Uitspraak
1.Geding in cassatie
2.Beoordeling van het middel
3.Beslissing
28 november 2017.
Hoge Raad
In deze zaak gaat het om een beroep in cassatie tegen een arrest van het Gerechtshof Den Haag van 6 juni 2016, waarin de verdachte is veroordeeld voor oplichting. De verdachte deed zich bij de verkoop van een snorfiets voor als de rechtmatige eigenaar, terwijl dit niet het geval was. Dit handelen valt onder artikel 326, lid 1 van het Wetboek van Strafrecht. De advocaat van de verdachte, P.J.W. de Water, heeft een middel van cassatie voorgesteld, maar de Advocaat-Generaal T.N.B.M. Spronken heeft geconcludeerd tot verwerping van het beroep. De Hoge Raad heeft het middel beoordeeld en geconcludeerd dat het niet tot cassatie kan leiden.
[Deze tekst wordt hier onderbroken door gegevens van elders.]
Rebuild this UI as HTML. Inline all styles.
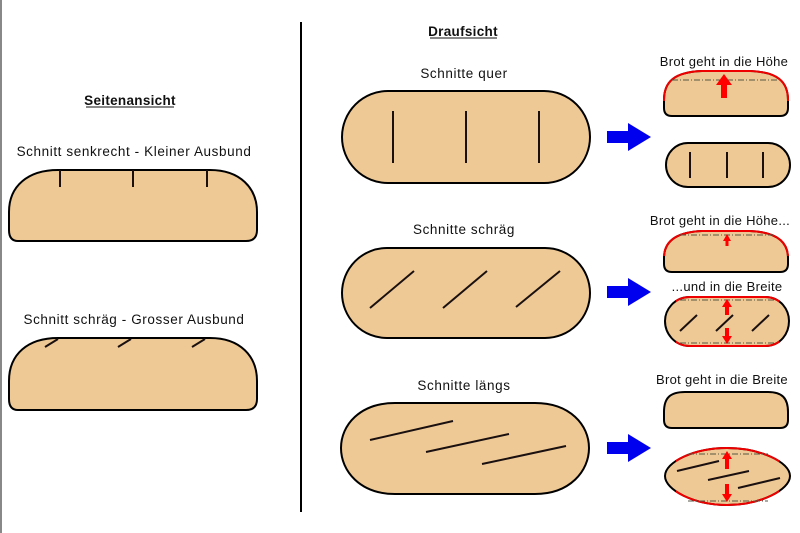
<!DOCTYPE html>
<html><head><meta charset="utf-8"><style>
html,body{margin:0;padding:0;background:#fff;}
svg{display:block;}
text{font-family:"Liberation Sans",sans-serif;font-size:13.5px;fill:#111;letter-spacing:0.6px;}
text.r{letter-spacing:0.3px;font-size:13px;}
</style></head><body>
<svg width="800" height="533" viewBox="0 0 800 533" xmlns="http://www.w3.org/2000/svg">
<defs>
<clipPath id="cA1"><rect x="600" y="0" width="200" height="101"/></clipPath>
<clipPath id="cB1"><rect x="600" y="200" width="200" height="56"/></clipPath>
<clipPath id="cX"><rect x="676" y="280" width="103" height="240"/></clipPath>
</defs>
<rect x="0" y="0" width="2" height="533" fill="#888"/>
<line x1="301" y1="22" x2="301" y2="512" stroke="#000" stroke-width="2"/>

<g fill="#EFC995" stroke="#000" stroke-width="2" stroke-linecap="round">
<path d="M18 241 Q9 241 9 230 L9 212 C9 186 28 170 58 170 L210 170 C240 170 257 188 257 212 L257 230 Q257 241 246 241 Z"/>
<path d="M18 410 Q9 410 9 399 L9 381 C9 354 28 338 58 338 L210 338 C240 338 257 356 257 381 L257 399 Q257 410 246 410 Z"/>
<rect x="342" y="91" width="248" height="92" rx="46"/>
<rect x="342" y="248" width="248" height="90" rx="45"/>
<path d="M395 403 L535 403 C570 403 589 425 589 448 C589 471 570 494 535 494 L395 494 C360 494 341 471 341 448 C341 425 360 403 395 403 Z"/>
<path id="A1" d="M672 116 Q664 116 664 108 L664 100 C664 82 674 72 702 71 L750 71 C778 72 788 82 788 100 L788 108 Q788 116 780 116 Z"/>
<rect x="666" y="143" width="124" height="44" rx="22"/>
<path id="B1" d="M672 272 Q664 272 664 264 L664 258 C664 241 677 232 702 231 L750 231 C775 232 788 241 788 258 L788 264 Q788 272 780 272 Z"/>
<path id="B2" d="M690 297 L765 297 C781 297 789 310 789 321 C789 333 781 346 765 346 L690 346 C674 346 665 333 665 321 C665 310 674 297 690 297 Z"/>
<path d="M672 428 Q664 428 664 420 L664 412 C664 398 670 392 685 392 L768 392 C782 392 788 398 788 412 L788 420 Q788 428 780 428 Z"/>
<path id="C2" d="M665 476 C665 462 694 448 727 448 C760 448 790 462 790 476 C790 490 760 505 727 505 C694 505 665 490 665 476 Z"/>
</g>

<g fill="none" stroke="#e00" stroke-width="2">
<use href="#A1" clip-path="url(#cA1)"/>
<use href="#B1" clip-path="url(#cB1)"/>
<use href="#B2" clip-path="url(#cX)"/>
<use href="#C2" clip-path="url(#cX)"/>
</g>
<g stroke="#554" stroke-width="1" stroke-dasharray="6,2,1,2">
<line x1="672" y1="80" x2="782" y2="80"/>
<line x1="680" y1="235" x2="775" y2="235"/>
<line x1="680" y1="300" x2="775" y2="300"/>
<line x1="680" y1="343" x2="775" y2="343"/>
<line x1="688" y1="454" x2="768" y2="454"/>
<line x1="688" y1="501" x2="768" y2="501"/>
</g>
<g fill="#f00">
<rect x="721" y="84" width="6" height="14"/><polygon points="716,85 724,74 732,85"/>
<rect x="725.5" y="240" width="3" height="6"/><polygon points="723,241 727,234 731,241"/>
<rect x="725" y="306" width="4" height="9"/><polygon points="722,307 727,299 732,307"/>
<rect x="725" y="328" width="4" height="9"/><polygon points="722,336 727,344 732,336"/>
<rect x="725" y="458" width="4" height="11"/><polygon points="722,459 727,451 732,459"/>
<rect x="725" y="484" width="4" height="11"/><polygon points="722,494 727,502 732,494"/>
</g>

<g stroke="#1a1010" stroke-width="2" stroke-linecap="butt">
<line x1="60" y1="170" x2="60" y2="187"/><line x1="133" y1="170" x2="133" y2="187"/><line x1="207" y1="170" x2="207" y2="187"/>
<line x1="45" y1="347" x2="58" y2="339"/><line x1="118" y1="347" x2="131" y2="339"/><line x1="192" y1="347" x2="205" y2="339"/>
<line x1="393" y1="111" x2="393" y2="163"/><line x1="466" y1="111" x2="466" y2="163"/><line x1="539" y1="111" x2="539" y2="163"/>
<line x1="370" y1="308" x2="414" y2="271"/><line x1="443" y1="308" x2="487" y2="271"/><line x1="516" y1="307" x2="560" y2="271"/>
<line x1="370" y1="440" x2="453" y2="421"/><line x1="426" y1="452" x2="509" y2="434"/><line x1="482" y1="464" x2="566" y2="446"/>
<line x1="690" y1="152" x2="690" y2="178"/><line x1="727" y1="152" x2="727" y2="178"/><line x1="763" y1="152" x2="763" y2="178"/>
<line x1="680" y1="331" x2="697" y2="315"/><line x1="716" y1="331" x2="733" y2="315"/><line x1="752" y1="331" x2="769" y2="315"/>
<line x1="677" y1="471" x2="719" y2="461"/><line x1="708" y1="480" x2="749" y2="471"/><line x1="738" y1="488" x2="780" y2="478"/>
</g>

<g fill="#0000ee">
<polygon points="607,131 628,131 628,123 651,137 628,151 628,143 607,143"/>
<polygon points="607,286 628,286 628,278 651,292 628,306 628,298 607,298"/>
<polygon points="607,442 628,442 628,434 651,448 628,462 628,454 607,454"/>
</g>

<text x="130" y="105" text-anchor="middle" style="font-weight:bold;letter-spacing:0.3px">Seitenansicht</text>
<line x1="86" y1="107" x2="174" y2="107" stroke="#111" stroke-width="1"/>
<text x="134" y="156" text-anchor="middle">Schnitt senkrecht - Kleiner Ausbund</text>
<text x="134" y="324" text-anchor="middle">Schnitt schräg - Grosser Ausbund</text>
<text x="463" y="36" text-anchor="middle" style="font-weight:bold;letter-spacing:0.3px">Draufsicht</text>
<line x1="430" y1="38" x2="497" y2="38" stroke="#111" stroke-width="1"/>
<text x="464" y="78" text-anchor="middle">Schnitte quer</text>
<text x="464" y="234" text-anchor="middle">Schnitte schräg</text>
<text x="464" y="390" text-anchor="middle">Schnitte längs</text>
<text class="r" x="724" y="66" text-anchor="middle">Brot geht in die Höhe</text>
<text class="r" x="720" y="225" text-anchor="middle">Brot geht in die Höhe...</text>
<text class="r" x="727" y="291" text-anchor="middle">...und in die Breite</text>
<text class="r" x="722" y="384" text-anchor="middle">Brot geht in die Breite</text>
</svg>
</body></html>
De Hoge Raad oordeelt dat er geen nadere motivering nodig is, aangezien het middel niet leidt tot beantwoording van rechtsvragen die van belang zijn voor de rechtseenheid of de rechtsontwikkeling. Op 28 november 2017 heeft de Hoge Raad het beroep verworpen. Het arrest is gewezen door vice-president J. de Hullu, samen met de raadsheren E.S.G.N.A.I. van de Griend en M.J. Borgers, en is uitgesproken ter openbare terechtzitting.